2. A magnet assembly according to Claim 1, wherein at least some of the magnetic elements are electro-magnets.

3. A magnet assembly according to Claim 2, wherein each electro-magnet comprises a solenoid wound around a soft ferro-magnetic core.

4. A magnet assembly according to Claim 1, 2 or 3, wherein at least some of the magnetic elements comprise a permanent magnet and means for setting the magnetisation state of the permanent magnet to a desired level and direction.

5. A magnet assembly according to Claim 4, wherein the switching means comprises a solenoid wound around the permanent magnet, and a control circuit arranged to supply an electric current to the solenoid for a sufficient time, and in the appropriate direction, to achieve the desired magnetisation state of the permanent magnet.

6. A magnet assembly according to any preceding claim wherein the rigid frame comprises a body of glass reinforced plastics material enclosing the magnetic elements.

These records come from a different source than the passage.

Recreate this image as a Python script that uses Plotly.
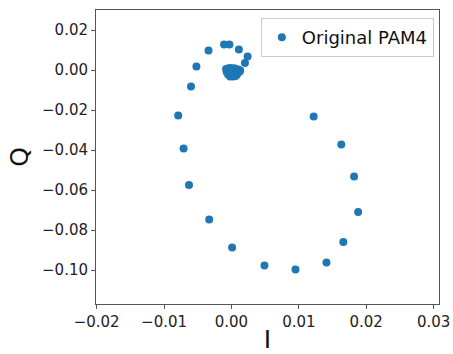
import plotly.graph_objects as go

# Ring points (I, Q)
ring_I = [-0.0071, -0.0063, -0.0033, 0.0001, 0.0049, 0.0095, 0.0141, 0.0166, 0.0188, 0.0182, 0.0163,
          -0.0079, 0.0122, -0.0060, -0.0052, -0.0034, -0.0011, -0.0003, 0.0011, 0.0024, 0.0020]
ring_Q = [-0.0393, -0.0575, -0.0747, -0.0887, -0.0977, -0.0998, -0.0962, -0.0860, -0.0710, -0.0533, -0.0373,
          -0.0227, -0.0233, -0.0083, 0.0018, 0.0098, 0.0127, 0.0127, 0.0103, 0.0067, 0.0035]
# Dense cluster near origin
clu_I = [-0.0008, -0.0005, -0.0002, 0.0001, 0.0004, 0.0007, 0.0010, 0.0013,
         -0.0007, -0.0003, 0.0000, 0.0003, 0.0006, 0.0009, 0.0012,
         -0.0005, -0.0001, 0.0002, 0.0005, 0.0008, -0.0002, 0.0003, 0.0006]
clu_Q = [0.0005, 0.0008, 0.0010, 0.0006, 0.0009, 0.0004, 0.0002, -0.0002,
         -0.0010, -0.0012, -0.0008, -0.0015, -0.0011, -0.0014, -0.0009,
         -0.0022, -0.0025, -0.0020, -0.0028, -0.0024, -0.0033, -0.0032, -0.0030]

I_vals = ring_I + clu_I
Q_vals = ring_Q + clu_Q

x_ticks = [-0.02, -0.01, 0.00, 0.01, 0.02, 0.03]
y_ticks = [0.02, 0.00, -0.02, -0.04, -0.06, -0.08, -0.10]

fig = go.Figure()
fig.add_trace(go.Scatter(
    x=I_vals, y=Q_vals, mode="markers", name="Original PAM4",
    marker=dict(color="#1f77b4", size=8, line=dict(width=0)),
))

axis_common = dict(
    showgrid=False, zeroline=False, showline=True, linecolor="#555555", linewidth=1,
    mirror=True, ticks="outside", ticklen=4, tickcolor="#555555", tickformat=".2f",
    tickfont=dict(family="DejaVu Sans", size=15, color="#222222"),
    automargin=False,
)

fig.update_layout(
    width=453, height=354,
    margin=dict(l=96, r=14, t=10, b=50),
    paper_bgcolor="white", plot_bgcolor="white",
    font=dict(family="DejaVu Sans"),
    xaxis=dict(range=[-0.0201, 0.0308], tickvals=x_ticks,
               title=dict(text="I", font=dict(size=25, color="#111111"), standoff=4),
               **axis_common),
    yaxis=dict(range=[-0.117, 0.030], tickvals=y_ticks,
               title=dict(text="Q", font=dict(size=25, color="#111111"), standoff=6),
               **axis_common),
    showlegend=True,
    legend=dict(x=0.985, y=0.973, xanchor="right", yanchor="top",
                bgcolor="white", bordercolor="#cccccc", borderwidth=1,
                font=dict(size=18, color="#111111"),
                itemwidth=30),
)

fig.write_html("out.html")
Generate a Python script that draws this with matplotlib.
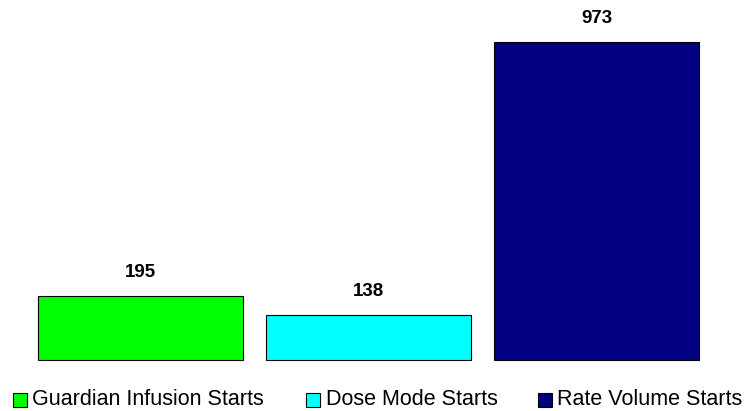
import matplotlib
matplotlib.use("Agg")
import matplotlib.pyplot as plt
from matplotlib.patches import Rectangle

categories = ["Guardian Infusion Starts", "Dose Mode Starts", "Rate Volume Starts"]
values = [195, 138, 973]
colors = ["#00FF00", "#00FFFF", "#000080"]

plt.rcParams["font.family"] = ["Liberation Sans", "DejaVu Sans"]

W, H = 745, 411
fig = plt.figure(figsize=(W / 100, H / 100), dpi=100)
ax = fig.add_axes([0.036, 0.124, 0.918, 0.876])

x = list(range(len(values)))
bars = ax.bar(x, values, width=0.9, color=colors, edgecolor="black",
              linewidth=0.8, clip_on=False)
for rect, v in zip(bars, values):
    ax.annotate(str(v), (rect.get_x() + rect.get_width() / 2, v),
                xytext=(0, 13.5), textcoords="offset points",
                ha="center", va="baseline", fontsize=13.5, fontweight="bold")

ax.set_xlim(-0.5, 2.5)
ax.set_ylim(0, 1100)
ax.axis("off")

# legend drawn by hand, positions in pixels
marker_x = [13, 306, 538]
text_x = [32, 326, 557]
for mx, tx, c, label in zip(marker_x, text_x, colors, categories):
    fig.add_artist(Rectangle((mx / W, (H - 407) / H), 14 / W, 14 / H,
                             transform=fig.transFigure, facecolor=c,
                             edgecolor="black", linewidth=0.8))
    fig.text(tx / W, (H - 405) / H, label, fontsize=15.5,
             ha="left", va="baseline")

fig.savefig("out.png", dpi=100)
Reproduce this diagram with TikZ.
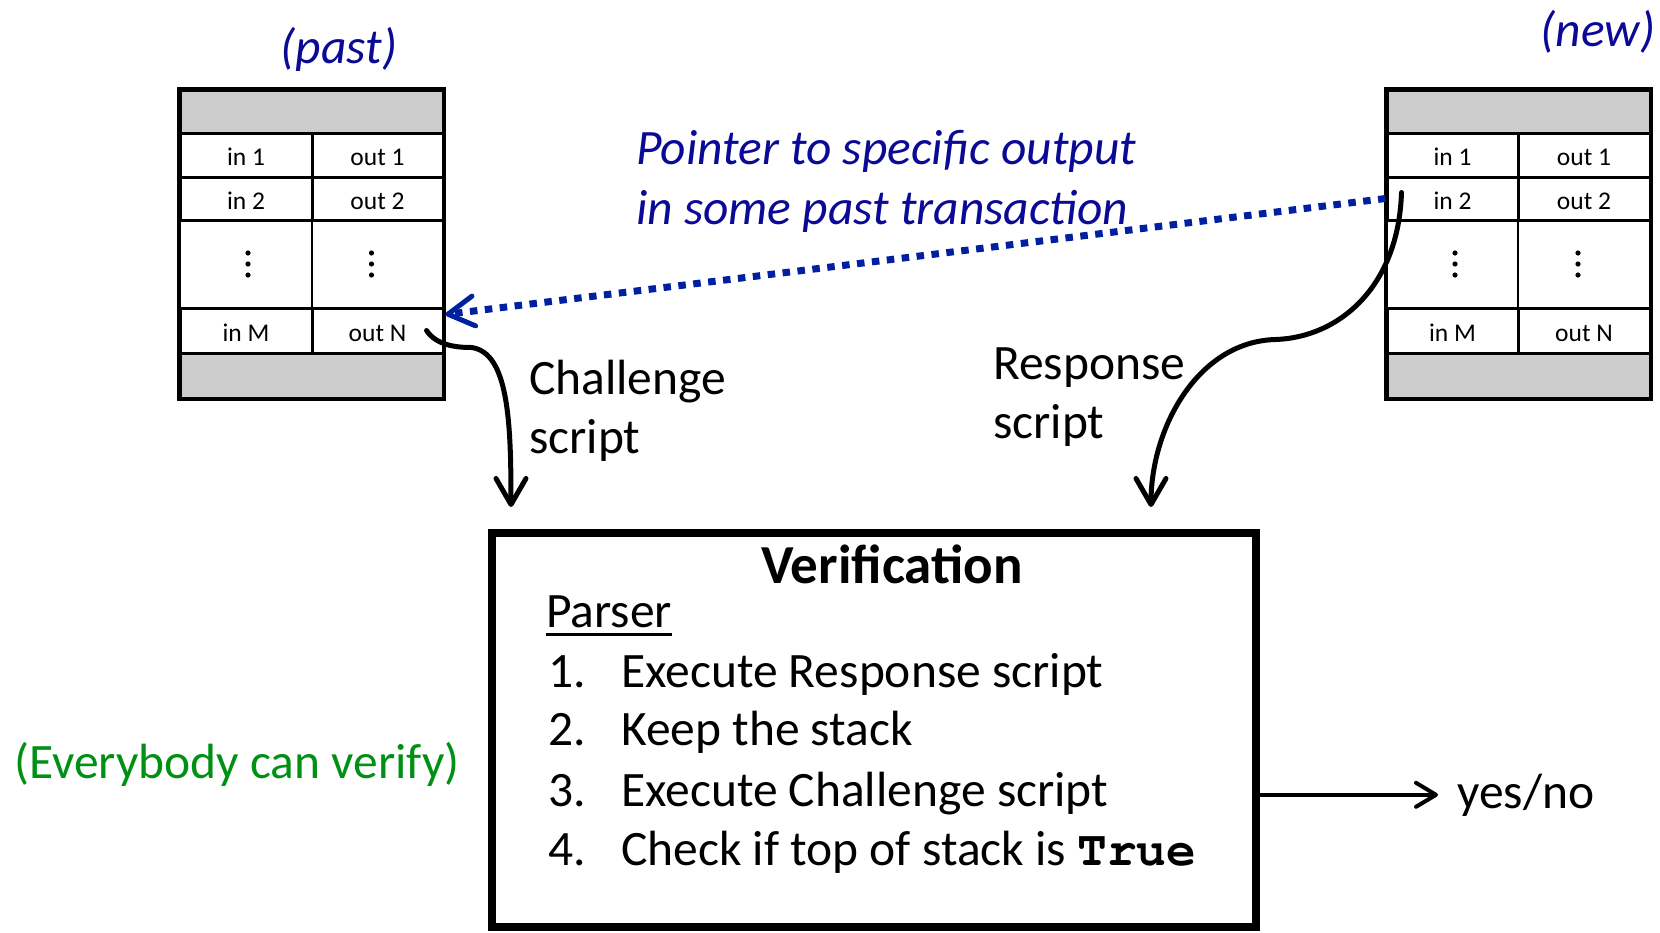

7. A magnet assembly according to any preceding claim, wherein the rigid frame is of generally U-shaped section.

8. A magnet assembly according to any preceding claim, wherein means are provided for controlling the buoyancy of the assembly in water.

9. A magnet assembly according to any preceding claim, wherein at least some of the magnetic sensors are mounted beneath the assembly.

6. A magnet assembly according to Claim 9, wherein the magnetic sensors are spaced from the assembly by a distance approximately equal to the width of the assembly.